# WORK TO COMPLETE
Repeat each entry word for word. Leave any images out of the copy.

Items listed in a dataset:
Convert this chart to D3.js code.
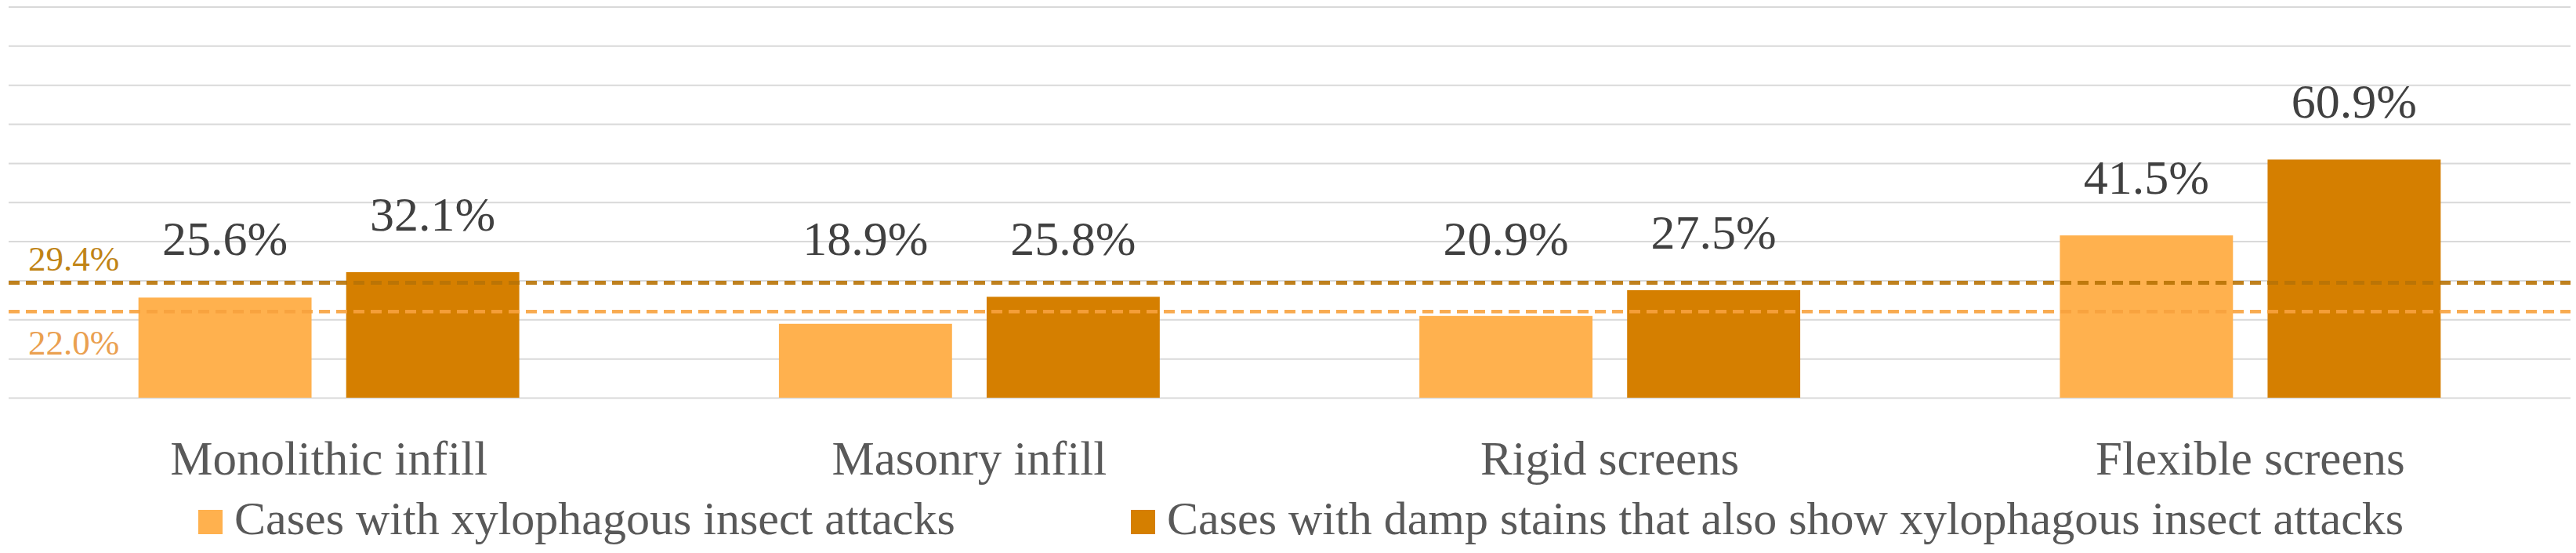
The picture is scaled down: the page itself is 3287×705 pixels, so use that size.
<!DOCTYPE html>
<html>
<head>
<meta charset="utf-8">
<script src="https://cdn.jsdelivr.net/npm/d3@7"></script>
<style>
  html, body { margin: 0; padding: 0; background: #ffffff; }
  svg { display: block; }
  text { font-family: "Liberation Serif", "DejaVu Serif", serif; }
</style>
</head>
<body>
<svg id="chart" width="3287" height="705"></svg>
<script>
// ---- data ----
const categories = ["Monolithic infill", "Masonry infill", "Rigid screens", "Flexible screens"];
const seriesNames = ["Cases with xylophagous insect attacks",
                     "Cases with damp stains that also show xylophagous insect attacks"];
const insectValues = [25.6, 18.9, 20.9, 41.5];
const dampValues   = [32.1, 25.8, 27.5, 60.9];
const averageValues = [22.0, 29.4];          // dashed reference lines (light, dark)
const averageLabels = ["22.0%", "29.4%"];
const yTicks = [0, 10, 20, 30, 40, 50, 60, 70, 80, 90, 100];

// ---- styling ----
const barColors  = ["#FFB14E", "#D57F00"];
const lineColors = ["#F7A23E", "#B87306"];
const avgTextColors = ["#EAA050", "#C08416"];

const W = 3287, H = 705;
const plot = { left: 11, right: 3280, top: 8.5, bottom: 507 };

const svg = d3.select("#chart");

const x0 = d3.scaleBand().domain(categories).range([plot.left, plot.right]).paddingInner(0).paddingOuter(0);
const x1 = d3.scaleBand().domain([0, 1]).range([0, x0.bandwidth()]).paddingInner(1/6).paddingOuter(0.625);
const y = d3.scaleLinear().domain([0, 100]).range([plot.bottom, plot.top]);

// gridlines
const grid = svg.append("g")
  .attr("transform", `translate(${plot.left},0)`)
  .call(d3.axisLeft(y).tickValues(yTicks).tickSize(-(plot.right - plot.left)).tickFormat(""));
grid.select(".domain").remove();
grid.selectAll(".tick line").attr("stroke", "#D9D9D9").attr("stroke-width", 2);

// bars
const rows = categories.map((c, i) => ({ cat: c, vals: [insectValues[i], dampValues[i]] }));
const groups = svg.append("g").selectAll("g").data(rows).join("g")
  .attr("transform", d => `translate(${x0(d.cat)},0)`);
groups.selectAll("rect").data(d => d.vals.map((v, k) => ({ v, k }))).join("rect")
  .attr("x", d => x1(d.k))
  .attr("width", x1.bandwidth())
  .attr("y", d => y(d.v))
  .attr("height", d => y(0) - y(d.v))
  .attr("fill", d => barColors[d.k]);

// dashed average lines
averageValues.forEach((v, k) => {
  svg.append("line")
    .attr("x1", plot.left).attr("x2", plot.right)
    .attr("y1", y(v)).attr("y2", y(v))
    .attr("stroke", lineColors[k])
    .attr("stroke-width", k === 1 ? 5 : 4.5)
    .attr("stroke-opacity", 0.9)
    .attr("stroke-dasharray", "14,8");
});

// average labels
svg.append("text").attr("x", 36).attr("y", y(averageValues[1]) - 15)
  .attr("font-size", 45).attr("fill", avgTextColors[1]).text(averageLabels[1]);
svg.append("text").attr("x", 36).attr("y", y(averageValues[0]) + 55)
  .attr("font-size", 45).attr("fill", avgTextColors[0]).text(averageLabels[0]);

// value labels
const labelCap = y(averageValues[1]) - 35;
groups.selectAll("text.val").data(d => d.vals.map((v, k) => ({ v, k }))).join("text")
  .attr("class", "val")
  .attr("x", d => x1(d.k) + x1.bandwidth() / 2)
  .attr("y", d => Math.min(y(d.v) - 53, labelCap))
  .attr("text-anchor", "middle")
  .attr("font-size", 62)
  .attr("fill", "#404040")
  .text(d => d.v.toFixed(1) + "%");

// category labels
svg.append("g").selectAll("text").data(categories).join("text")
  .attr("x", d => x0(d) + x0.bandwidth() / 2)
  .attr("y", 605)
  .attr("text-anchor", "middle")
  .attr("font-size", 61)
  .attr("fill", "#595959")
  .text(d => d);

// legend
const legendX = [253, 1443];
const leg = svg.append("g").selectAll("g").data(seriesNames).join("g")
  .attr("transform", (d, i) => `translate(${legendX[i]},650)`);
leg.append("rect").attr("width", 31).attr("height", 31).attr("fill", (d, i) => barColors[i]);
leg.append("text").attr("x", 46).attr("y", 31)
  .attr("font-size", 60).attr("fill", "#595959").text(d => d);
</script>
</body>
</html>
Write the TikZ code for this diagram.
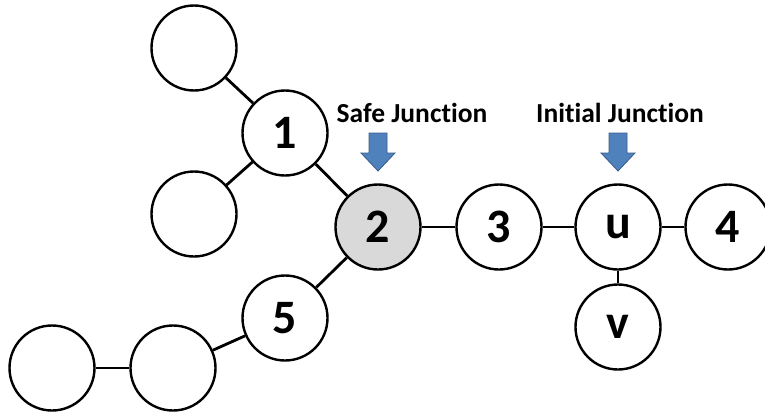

# RESPONSE
Convert this chart to D3.js code.
The picture is scaled down: the page itself is 3287×705 pixels, so use that size.
<!DOCTYPE html>
<html>
<head>
<meta charset="utf-8">
<script src="https://cdn.jsdelivr.net/npm/d3@7"></script>
<style>
  html, body { margin: 0; padding: 0; background: #ffffff; }
  svg { display: block; }
  text { font-family: "Liberation Serif", "DejaVu Serif", serif; }
</style>
</head>
<body>
<svg id="chart" width="3287" height="705"></svg>
<script>
// ---- data ----
const categories = ["Monolithic infill", "Masonry infill", "Rigid screens", "Flexible screens"];
const seriesNames = ["Cases with xylophagous insect attacks",
                     "Cases with damp stains that also show xylophagous insect attacks"];
const insectValues = [25.6, 18.9, 20.9, 41.5];
const dampValues   = [32.1, 25.8, 27.5, 60.9];
const averageValues = [22.0, 29.4];          // dashed reference lines (light, dark)
const averageLabels = ["22.0%", "29.4%"];
const yTicks = [0, 10, 20, 30, 40, 50, 60, 70, 80, 90, 100];

// ---- styling ----
const barColors  = ["#FFB14E", "#D57F00"];
const lineColors = ["#F7A23E", "#B87306"];
const avgTextColors = ["#EAA050", "#C08416"];

const W = 3287, H = 705;
const plot = { left: 11, right: 3280, top: 8.5, bottom: 507 };

const svg = d3.select("#chart");

const x0 = d3.scaleBand().domain(categories).range([plot.left, plot.right]).paddingInner(0).paddingOuter(0);
const x1 = d3.scaleBand().domain([0, 1]).range([0, x0.bandwidth()]).paddingInner(1/6).paddingOuter(0.625);
const y = d3.scaleLinear().domain([0, 100]).range([plot.bottom, plot.top]);

// gridlines
const grid = svg.append("g")
  .attr("transform", `translate(${plot.left},0)`)
  .call(d3.axisLeft(y).tickValues(yTicks).tickSize(-(plot.right - plot.left)).tickFormat(""));
grid.select(".domain").remove();
grid.selectAll(".tick line").attr("stroke", "#D9D9D9").attr("stroke-width", 2);

// bars
const rows = categories.map((c, i) => ({ cat: c, vals: [insectValues[i], dampValues[i]] }));
const groups = svg.append("g").selectAll("g").data(rows).join("g")
  .attr("transform", d => `translate(${x0(d.cat)},0)`);
groups.selectAll("rect").data(d => d.vals.map((v, k) => ({ v, k }))).join("rect")
  .attr("x", d => x1(d.k))
  .attr("width", x1.bandwidth())
  .attr("y", d => y(d.v))
  .attr("height", d => y(0) - y(d.v))
  .attr("fill", d => barColors[d.k]);

// dashed average lines
averageValues.forEach((v, k) => {
  svg.append("line")
    .attr("x1", plot.left).attr("x2", plot.right)
    .attr("y1", y(v)).attr("y2", y(v))
    .attr("stroke", lineColors[k])
    .attr("stroke-width", k === 1 ? 5 : 4.5)
    .attr("stroke-opacity", 0.9)
    .attr("stroke-dasharray", "14,8");
});

// average labels
svg.append("text").attr("x", 36).attr("y", y(averageValues[1]) - 15)
  .attr("font-size", 45).attr("fill", avgTextColors[1]).text(averageLabels[1]);
svg.append("text").attr("x", 36).attr("y", y(averageValues[0]) + 55)
  .attr("font-size", 45).attr("fill", avgTextColors[0]).text(averageLabels[0]);

// value labels
const labelCap = y(averageValues[1]) - 35;
groups.selectAll("text.val").data(d => d.vals.map((v, k) => ({ v, k }))).join("text")
  .attr("class", "val")
  .attr("x", d => x1(d.k) + x1.bandwidth() / 2)
  .attr("y", d => Math.min(y(d.v) - 53, labelCap))
  .attr("text-anchor", "middle")
  .attr("font-size", 62)
  .attr("fill", "#404040")
  .text(d => d.v.toFixed(1) + "%");

// category labels
svg.append("g").selectAll("text").data(categories).join("text")
  .attr("x", d => x0(d) + x0.bandwidth() / 2)
  .attr("y", 605)
  .attr("text-anchor", "middle")
  .attr("font-size", 61)
  .attr("fill", "#595959")
  .text(d => d);

// legend
const legendX = [253, 1443];
const leg = svg.append("g").selectAll("g").data(seriesNames).join("g")
  .attr("transform", (d, i) => `translate(${legendX[i]},650)`);
leg.append("rect").attr("width", 31).attr("height", 31).attr("fill", (d, i) => barColors[i]);
leg.append("text").attr("x", 46).attr("y", 31)
  .attr("font-size", 60).attr("fill", "#595959").text(d => d);
</script>
</body>
</html>
Write the TikZ code for this diagram.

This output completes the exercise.